No doubt you’ve read everything there is to know about which policies will affect small businesses the most depending on who is elected to government (we’ve done our best to share those with you in the past weeks) but we’ve got to run over it one more time now that it’s ‘D’ day.
As the federal election looms, both major parties are appealing to voters’ worries about their household budgets, with promises of childcare subsidies, handouts for power bills and tax cuts.
However, millions of small business owners may be more concerned about their business balance sheets when they cast their vote.
What do small businesses want from this election?
Businesses clearly do not want higher taxes but according to sentiment, they do want more stability and confidence when it comes to a new government.
Director of Operations at leading businesses for sale portal AnyBusiness.com.au, Mary Tamvakologos, said there was no question that challenging economic times meant more pressure on small businesses.
“The new government will need to find more ways for small businesses to grow and enable them to employ more people which will in-turn help stimulate the economy,” Mrs Tamvakologos said.
Which policies are most important to small business owners?
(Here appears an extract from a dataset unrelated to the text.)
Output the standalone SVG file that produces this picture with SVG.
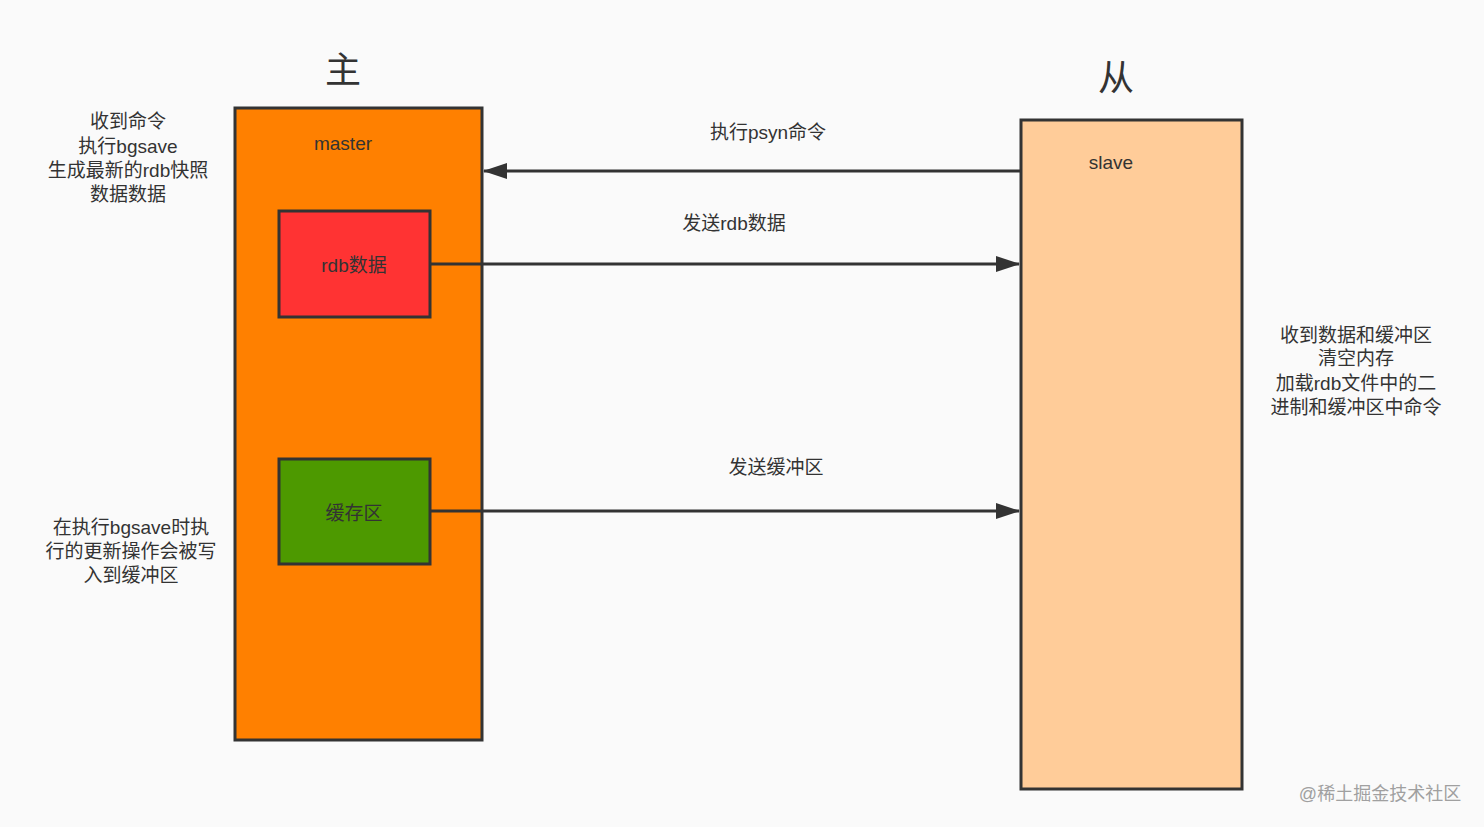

Small businesses would no doubt welcome the instant asset write-off to cover assets up to $30,000 however, it is not relevant to all businesses, many of which do not need to make big purchases of this nature.
For many small business owners, policy preferences are specific to their industries.
The superannuation equation
The focus on businesses that don’t pay the right amount of super will have an impact no matter who wins government.
Some small businesses are also worried about the planned increase in compulsory employer superannuation contributions from 9.5 to 12 per cent.
“This may be a good time for small business owners to have a look at their current superannuation payment policies and make sure that they conform with pending new regulations,” Mrs Tamvakologos said.
So which party is best for small business?
The general consensus is that there’s no real stand-out when it comes to small business ‘advocates’ in tomorrow’s election.
Mrs Tamvakologos said it was important that small business owners take an in-depth look when voting and see whether any of the minor parties might have positions that could potentially influence small business policies.
“The small business sector is a thriving one and it’s important that the new government supports it any way it can,” she added.